I don't know if I would go so far as to say fragile and exploitable. If it was it would have been knocked over long ago. What should have been a pounding this last few decades and probably still beating inflation.
Now it serves rather well to show how big firms that are supposedly all about calculated risk and risk management are far from always good in that.
Anyway it seems some were struggling with the idea of short selling still.
Someone asks to borrow a widget.
Someone else says "sure, but you break it, you buy it, I will want it or one just like it back in 2 weeks".
You immediately turn around and sell it as you suspect it will be worth far less in said 2 weeks (might even spread some rumours to that effect, and as an added bonus you dumping a lot of widgets initially will in turn potentially drop the price owing to basic supply-demand and people wondering if someone else is onto something and offloading their widgets).
If at said 2 week mark the price had dropped you buy and return a widget to the original owner (possibly with a fee) and can pocket the difference in price as your profit.
If it turns out widgets cure cancer or something and that was released in the meantime the price shoots up as everybody wants a widget and will pay more than before to get one.
You have to return the widget (or pay a hefty fee) for the one you borrowed it off is rather unpleasant and will break your kneecaps if they don't have their stuff. You really don't want this to happen and thus "at any cost" almost ends up being the order of the day. If said one also knows what you did (which is fine) they might also come breathe down your neck and say "you can give it back now if you want" before it gets to that point, especially if they think you don't have the funds to buy one at this new rate or have to wait while you fill out loan paperwork.

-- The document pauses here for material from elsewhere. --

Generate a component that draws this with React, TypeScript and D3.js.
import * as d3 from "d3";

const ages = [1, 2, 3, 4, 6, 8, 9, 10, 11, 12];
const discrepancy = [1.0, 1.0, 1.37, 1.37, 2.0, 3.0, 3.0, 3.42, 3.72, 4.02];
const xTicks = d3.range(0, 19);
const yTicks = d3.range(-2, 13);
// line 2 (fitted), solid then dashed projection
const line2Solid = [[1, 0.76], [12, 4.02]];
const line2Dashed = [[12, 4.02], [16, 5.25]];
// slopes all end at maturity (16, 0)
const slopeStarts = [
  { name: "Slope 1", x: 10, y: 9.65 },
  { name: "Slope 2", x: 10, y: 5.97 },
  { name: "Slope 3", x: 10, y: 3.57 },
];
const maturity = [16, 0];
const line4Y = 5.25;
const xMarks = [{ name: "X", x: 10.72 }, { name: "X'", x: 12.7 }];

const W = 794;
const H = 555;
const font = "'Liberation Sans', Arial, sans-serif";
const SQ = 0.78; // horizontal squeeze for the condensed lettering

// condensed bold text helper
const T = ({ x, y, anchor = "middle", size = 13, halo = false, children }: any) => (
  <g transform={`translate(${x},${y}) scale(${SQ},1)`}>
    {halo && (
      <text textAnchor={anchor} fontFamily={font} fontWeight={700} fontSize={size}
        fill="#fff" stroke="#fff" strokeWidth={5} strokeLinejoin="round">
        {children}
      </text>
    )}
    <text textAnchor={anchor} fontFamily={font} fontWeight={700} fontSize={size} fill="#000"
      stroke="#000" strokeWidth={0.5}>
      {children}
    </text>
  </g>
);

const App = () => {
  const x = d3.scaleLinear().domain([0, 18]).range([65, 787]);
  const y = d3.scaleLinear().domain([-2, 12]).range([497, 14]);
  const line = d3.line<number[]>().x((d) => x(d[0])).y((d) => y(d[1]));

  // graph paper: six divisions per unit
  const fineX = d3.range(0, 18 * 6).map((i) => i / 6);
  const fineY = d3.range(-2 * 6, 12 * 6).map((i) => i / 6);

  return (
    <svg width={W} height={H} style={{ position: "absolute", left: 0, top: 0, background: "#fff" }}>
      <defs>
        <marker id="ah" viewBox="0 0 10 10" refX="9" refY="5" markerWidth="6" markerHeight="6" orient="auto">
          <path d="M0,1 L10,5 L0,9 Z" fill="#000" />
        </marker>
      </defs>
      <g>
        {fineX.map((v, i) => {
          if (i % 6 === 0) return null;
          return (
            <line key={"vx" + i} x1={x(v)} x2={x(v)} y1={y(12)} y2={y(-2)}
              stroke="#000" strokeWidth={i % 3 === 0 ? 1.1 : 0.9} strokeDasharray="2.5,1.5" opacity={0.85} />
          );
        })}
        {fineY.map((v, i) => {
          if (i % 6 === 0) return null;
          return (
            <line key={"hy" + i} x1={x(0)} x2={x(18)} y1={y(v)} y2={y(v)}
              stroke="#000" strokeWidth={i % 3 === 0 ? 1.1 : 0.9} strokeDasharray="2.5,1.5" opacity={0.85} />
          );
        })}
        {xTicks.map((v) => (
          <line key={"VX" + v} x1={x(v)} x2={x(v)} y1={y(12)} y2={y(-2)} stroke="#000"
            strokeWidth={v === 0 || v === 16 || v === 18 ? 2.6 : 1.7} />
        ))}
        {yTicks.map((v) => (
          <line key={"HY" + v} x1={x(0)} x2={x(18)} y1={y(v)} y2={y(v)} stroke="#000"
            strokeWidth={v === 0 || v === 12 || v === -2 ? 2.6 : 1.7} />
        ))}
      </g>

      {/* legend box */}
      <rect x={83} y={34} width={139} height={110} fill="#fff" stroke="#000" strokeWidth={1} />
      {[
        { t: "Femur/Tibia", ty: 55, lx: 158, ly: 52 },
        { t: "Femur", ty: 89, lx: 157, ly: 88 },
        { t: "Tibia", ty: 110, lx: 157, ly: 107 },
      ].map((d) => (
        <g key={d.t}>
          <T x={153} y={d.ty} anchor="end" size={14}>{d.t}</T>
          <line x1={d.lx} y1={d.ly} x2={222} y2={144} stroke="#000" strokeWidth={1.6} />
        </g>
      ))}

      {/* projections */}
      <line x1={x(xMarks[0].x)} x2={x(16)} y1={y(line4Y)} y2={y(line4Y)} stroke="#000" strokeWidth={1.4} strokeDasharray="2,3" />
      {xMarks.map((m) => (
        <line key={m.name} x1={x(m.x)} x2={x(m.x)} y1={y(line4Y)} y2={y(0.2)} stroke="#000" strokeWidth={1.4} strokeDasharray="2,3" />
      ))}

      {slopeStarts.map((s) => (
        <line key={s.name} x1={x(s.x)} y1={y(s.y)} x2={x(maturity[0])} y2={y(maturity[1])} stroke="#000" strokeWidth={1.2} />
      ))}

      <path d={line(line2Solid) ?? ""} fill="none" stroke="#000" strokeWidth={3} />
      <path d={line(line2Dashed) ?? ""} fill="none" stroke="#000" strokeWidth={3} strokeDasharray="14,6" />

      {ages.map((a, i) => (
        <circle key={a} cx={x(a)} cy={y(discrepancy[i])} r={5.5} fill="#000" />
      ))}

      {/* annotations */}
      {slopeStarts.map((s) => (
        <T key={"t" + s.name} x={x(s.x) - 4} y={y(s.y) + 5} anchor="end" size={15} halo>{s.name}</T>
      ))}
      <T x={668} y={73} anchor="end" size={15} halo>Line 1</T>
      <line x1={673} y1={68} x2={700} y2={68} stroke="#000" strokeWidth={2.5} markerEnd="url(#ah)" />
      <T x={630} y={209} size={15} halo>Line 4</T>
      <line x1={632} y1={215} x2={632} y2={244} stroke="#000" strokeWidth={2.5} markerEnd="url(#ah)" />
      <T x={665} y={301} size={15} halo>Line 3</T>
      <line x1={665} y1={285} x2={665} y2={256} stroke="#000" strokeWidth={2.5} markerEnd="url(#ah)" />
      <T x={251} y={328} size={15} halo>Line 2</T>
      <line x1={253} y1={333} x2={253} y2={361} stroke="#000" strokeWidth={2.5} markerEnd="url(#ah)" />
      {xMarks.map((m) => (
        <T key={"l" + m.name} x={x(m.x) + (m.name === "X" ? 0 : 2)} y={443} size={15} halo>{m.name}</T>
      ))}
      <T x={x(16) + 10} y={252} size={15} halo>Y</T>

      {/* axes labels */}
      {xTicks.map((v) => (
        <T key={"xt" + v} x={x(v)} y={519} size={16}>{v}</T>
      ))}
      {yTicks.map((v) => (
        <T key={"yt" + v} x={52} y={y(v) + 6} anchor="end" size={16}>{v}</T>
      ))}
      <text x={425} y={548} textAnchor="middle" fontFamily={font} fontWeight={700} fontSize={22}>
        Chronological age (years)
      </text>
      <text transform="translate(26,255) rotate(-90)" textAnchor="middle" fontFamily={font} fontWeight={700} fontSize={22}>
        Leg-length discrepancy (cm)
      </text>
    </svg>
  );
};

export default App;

To go one further then here then the borrower possibly borrowed an initial widget, went to another and said "I have this widget, can I also borrow yours?", repeat now with two widgets and as the owner of the third widget thinks well there is always those other two that the others guys own that can be bought if this one goes missing so why not. After a while you have people imagining there are more widgets in existence than there actually are. Someone realises this, grabs all the widgets put onto the market in step 2 from the initial stuff (even without the cure to cancer bit that probably bumping the price up). The borrower, rather valuing their kneecaps (not to mention rumour has it they are going to use the spiky bat to do it on this occasion), gets desperate and is all "10, 20, 30, 40... name your price just get them to me", possibly having to sell off other stuff they own to fund it.

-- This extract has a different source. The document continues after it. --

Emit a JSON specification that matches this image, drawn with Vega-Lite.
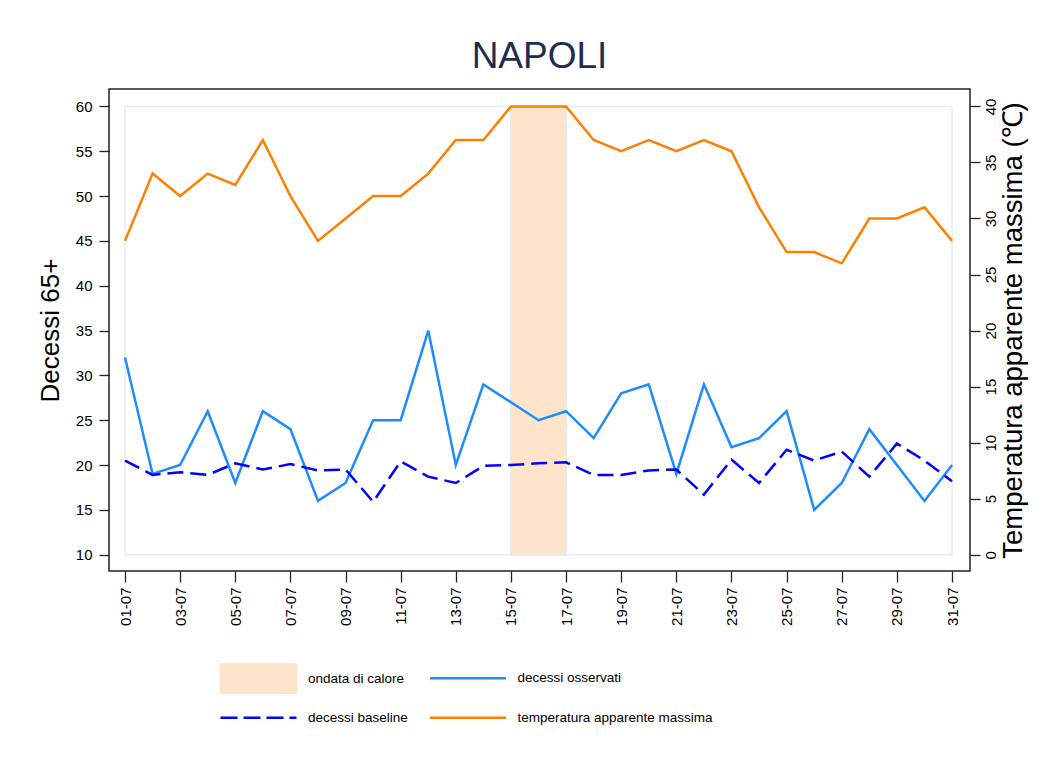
{
  "$schema": "https://vega.github.io/schema/vega-lite/v6.json",
  "width": 861,
  "height": 482,
  "autosize": {"type": "none"},
  "padding": {"left": 109, "top": 89, "right": 81, "bottom": 198},
  "background": "white",
  "title": {"text": "NAPOLI", "fontSize": 37, "font": "Liberation Sans", "fontWeight": "normal", "color": "#1F2D50", "anchor": "middle", "baseline": "alphabetic", "offset": -16},
  "config": {
    "view": {"stroke": "#222", "strokeWidth": 1.5},
    "font": "Liberation Sans",
    "axis": {"grid": false, "domain": false, "tickColor": "#222", "tickWidth": 1.3, "labelColor": "#000", "labelFontSize": 15, "labelFont": "Liberation Sans", "titleFont": "Liberation Sans", "titleFontWeight": "normal", "titleColor": "#000"}
  },
  "data": {"values": [
    {"giorno": 1, "osservati": 32, "baseline": 20.5, "temperatura": 28},
    {"giorno": 2, "osservati": 19, "baseline": 18.9, "temperatura": 34},
    {"giorno": 3, "osservati": 20, "baseline": 19.2, "temperatura": 32},
    {"giorno": 4, "osservati": 26, "baseline": 18.9, "temperatura": 34},
    {"giorno": 5, "osservati": 18, "baseline": 20.2, "temperatura": 33},
    {"giorno": 6, "osservati": 26, "baseline": 19.5, "temperatura": 37},
    {"giorno": 7, "osservati": 24, "baseline": 20.1, "temperatura": 32},
    {"giorno": 8, "osservati": 16, "baseline": 19.4, "temperatura": 28},
    {"giorno": 9, "osservati": 18, "baseline": 19.5, "temperatura": 30},
    {"giorno": 10, "osservati": 25, "baseline": 15.9, "temperatura": 32},
    {"giorno": 11, "osservati": 25, "baseline": 20.4, "temperatura": 32},
    {"giorno": 12, "osservati": 35, "baseline": 18.7, "temperatura": 34},
    {"giorno": 13, "osservati": 20, "baseline": 18.0, "temperatura": 37},
    {"giorno": 14, "osservati": 29, "baseline": 19.9, "temperatura": 37},
    {"giorno": 15, "osservati": 27, "baseline": 20.0, "temperatura": 40},
    {"giorno": 16, "osservati": 25, "baseline": 20.2, "temperatura": 40},
    {"giorno": 17, "osservati": 26, "baseline": 20.3, "temperatura": 40},
    {"giorno": 18, "osservati": 23, "baseline": 18.9, "temperatura": 37},
    {"giorno": 19, "osservati": 28, "baseline": 18.9, "temperatura": 36},
    {"giorno": 20, "osservati": 29, "baseline": 19.4, "temperatura": 37},
    {"giorno": 21, "osservati": 19, "baseline": 19.5, "temperatura": 36},
    {"giorno": 22, "osservati": 29, "baseline": 16.7, "temperatura": 37},
    {"giorno": 23, "osservati": 22, "baseline": 20.6, "temperatura": 36},
    {"giorno": 24, "osservati": 23, "baseline": 18.0, "temperatura": 31},
    {"giorno": 25, "osservati": 26, "baseline": 21.7, "temperatura": 27},
    {"giorno": 26, "osservati": 15, "baseline": 20.5, "temperatura": 27},
    {"giorno": 27, "osservati": 18, "baseline": 21.5, "temperatura": 26},
    {"giorno": 28, "osservati": 24, "baseline": 18.7, "temperatura": 30},
    {"giorno": 29, "osservati": 20, "baseline": 22.4, "temperatura": 30},
    {"giorno": 30, "osservati": 16, "baseline": 20.5, "temperatura": 31},
    {"giorno": 31, "osservati": 20, "baseline": 18.2, "temperatura": 28}
  ]},
  "layer": [
    {
      "layer": [
        {
          "data": {"values": [{}]},
          "mark": {"type": "rect", "fill": null, "stroke": "#E6EEF0", "strokeWidth": 1.5},
          "encoding": {
            "x": {"datum": 1, "type": "quantitative"},
            "x2": {"datum": 31},
            "y": {"datum": 10, "type": "quantitative"},
            "y2": {"datum": 60}
          }
        },
        {
          "data": {"values": [{"inizio": 15, "fine": 17, "evento": "ondata di calore"}]},
          "mark": {"type": "rect", "stroke": "#E3EBED", "strokeWidth": 2, "opacity": 1},
          "encoding": {
            "x": {"field": "inizio", "type": "quantitative"},
            "x2": {"field": "fine"},
            "y": {"datum": 10, "type": "quantitative"},
            "y2": {"datum": 60},
            "color": {
              "field": "evento",
              "type": "nominal",
              "scale": {
                "domain": ["ondata di calore", "decessi osservati", "decessi baseline", "temperatura apparente massima"],
                "range": ["#FDE4CB", "#1E8CFA", "#0000FF", "#FF8000"]
              },
              "legend": {
                "orient": "none",
                "direction": "horizontal",
                "legendX": 124.5,
                "legendY": 582,
                "columns": 2,
                "title": null,
                "padding": 0,
                "symbolSize": 1444,
                "symbolOffset": 18.25,
                "labelOffset": 42.75,
                "columnPadding": 16.5,
                "rowPadding": 0,
                "labelFontSize": 13.5,
                "labelFont": "Liberation Sans",
                "labelColor": "#000",
                "labelLimit": 400,
                "symbolStrokeWidth": 2.5,
                "encoding": {
                  "symbols": {
                    "shape": {"value": {"expr": "datum.value === 'ondata di calore' ? 'M-2,-0.76H2V0.76H-2Z' : 'M-2,-0.76L-2,-0.76M-2,0.76L-2,0.76M-2,0H2'"}},
                    "fill": {"value": {"expr": "datum.value === 'ondata di calore' ? '#FDE4CB' : 'transparent'"}},
                    "stroke": {"value": {"expr": "datum.value === 'ondata di calore' ? '#E3EBED' : datum.value === 'decessi osservati' ? '#1E8CFA' : datum.value === 'decessi baseline' ? '#0000FF' : '#FF8000'"}},
                    "strokeWidth": {"value": {"expr": "datum.value === 'ondata di calore' ? 2 : 2.5"}},
                    "strokeDash": {"value": {"expr": "datum.value === 'decessi baseline' ? [17, 6] : [1, 0]"}},
                    "opacity": {"value": 1}
                  }
                }
              }
            }
          }
        },
        {
          "mark": {"type": "line", "strokeWidth": 2.5},
          "encoding": {
            "x": {
              "field": "giorno",
              "type": "quantitative",
              "scale": {"domain": [0.4196, 31.652], "nice": false, "zero": false},
              "axis": {
                "title": null,
                "values": [1, 3, 5, 7, 9, 11, 13, 15, 17, 19, 21, 23, 25, 27, 29, 31],
                "labelExpr": "(datum.value < 10 ? '0' : '') + datum.value + '-07'",
                "labelAngle": 270,
                "labelAlign": "right",
                "labelBaseline": "middle",
                "tickSize": 11,
                "labelPadding": 5
              }
            },
            "y": {
              "field": "osservati",
              "type": "quantitative",
              "scale": {"domain": [8.18, 61.94], "nice": false, "zero": false},
              "axis": {
                "title": "Decessi 65+",
                "titleFontSize": 26,
                "titlePadding": 12,
                "values": [10, 15, 20, 25, 30, 35, 40, 45, 50, 55, 60],
                "tickSize": 10,
                "labelPadding": 7
              }
            },
            "color": {"datum": "decessi osservati"}
          }
        },
        {
          "mark": {"type": "line", "strokeWidth": 2.5, "strokeDash": [16, 7]},
          "encoding": {
            "x": {"field": "giorno", "type": "quantitative"},
            "y": {"field": "baseline", "type": "quantitative"},
            "color": {"datum": "decessi baseline"}
          }
        }
      ]
    },
    {
      "mark": {"type": "line", "strokeWidth": 2.5},
      "encoding": {
        "x": {"field": "giorno", "type": "quantitative"},
        "y": {
          "field": "temperatura",
          "type": "quantitative",
          "scale": {"domain": [-1.454, 41.553], "nice": false, "zero": false},
          "axis": {
            "orient": "right",
            "title": "Temperatura apparente massima (℃)",
            "titleFontSize": 27.5,
            "titleAngle": 270,
            "titlePadding": 29,
            "values": [0, 5, 10, 15, 20, 25, 30, 35, 40],
            "labelAngle": 270,
            "labelAlign": "center",
            "labelBaseline": "top",
            "labelPadding": 3,
            "tickSize": 10
          }
        },
        "color": {"datum": "temperatura apparente massima"}
      }
    }
  ],
  "resolve": {"scale": {"y": "independent"}}
}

If you are the owner of widgets you can either wait to see the borrower get their kneecaps smashed if that would amuse you, or can try to hold out to get the best price which is usually a function of how much money they have (including loans they can take out, and how quick they can sell their house), when others will cave and sell their widget supply, how many widgets they need to find (and if it is possibly more than actually exist... even better), and the cost of kneecap repair surgery or placating the one that originally had the widget (which might well be high as the widget's true owner could be all "if I had it then I could have sold it for a fortune, look at the price" even if that is a kind of circular logic) as well as potentially the shame you will feel when someone asks why you did not sell your widget when someone wanted to pay you silly money for it and now they are worth nothing again.
Replace widget with stocks and you have the 95% of the idea here.
Worse is it seems the borrower made a few friends along the way so is now whispering in the ear of market owners to say "don't allow anybody else to buy widgets, can sell them to me though" (and possibly the market owners are pocketing a few widgets as they said they will take care of it to the small time widget owners looking to sell as they can smell desperation on the part of the borrower and have no loyalty to them when it comes down to it, and widget owners now with very limited options looking to cash in before the bubble pops), possibly some politicians (that the borrower financed and promised a nice cushy job to after they are done), the friends of the borrowers that own the means by which the people that realised they had promised more widgets that exist happen to communicate just happening to drop their means of communication, and going on the news (owned by their friends too) to say "I'm just a poor boy from a poor family. All I wanted was some widgets, just some widgets, and they wouldn't give them to me (look how worthless they were two weeks ago)" (quite why I am mixing Queen with Suicidal Tendencies in my remix here we can leave for another day) and as people still trust the news for reasons I can never quite fathom then they are actually believing it.